Hoewel de romans van dezen auteur (‘die Verstümmelten’ en ‘die Klasse’) veel belangrijker zijn, moet erkend worden dat ook een aantal van deze schetsen zeer markant is.
Ungar was blijkbaar een man van weinig levenskracht. Begrijp ik zijn werk goed dan was hij door allerlei pijnlijke banden aan zichzelf gebonden.
Men zou zijn figuur willen vergelijken met een zwak kind in een donker achterbuurtje geboren. Het groeit op, overgevoelig en bang voor de kleinheid en dufheid die het dagelijks omringt. Die bangheid groeit tot angst, die angst tot kwelling. De moed om naar buiten te vluchten ontbreekt, alles schijnt afgesloten. Zoo blijft niets anders over dan de vlucht in de verbeelding, de vlucht in een kranke verbeelding.
De vrije menschen, of zij die vrij hadden kunnen zijn, worden in zijn boeken, dikwijls, verdorven door de geniepige wraak der geknechten, die tot figuren van groen vuur, als in een nachtmerrie, opvlammen.

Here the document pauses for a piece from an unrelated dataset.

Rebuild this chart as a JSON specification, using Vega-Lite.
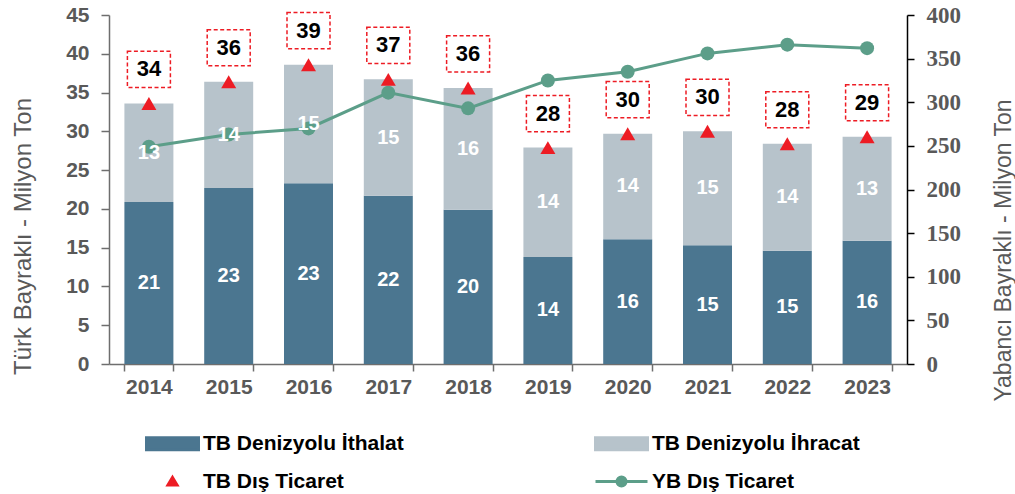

Zoo worden ook zij medegesleept en gebonden aan de ellende.
Er is een element van grootheid in zijn werk. Grootheid door kleinheid, zooals een in het nauw gedreven kater groot kan zijn als hij den gevreesden waakhond aanvalt.
Doch die grootheid komt slechts zelden tot volle ontwikkeling, nauwlijks in dit boekje dat hier en daar wat mat is.
Wie Ungar wil leeren kennen en dat is zeker de moeite waard, die leze liever zijn romans.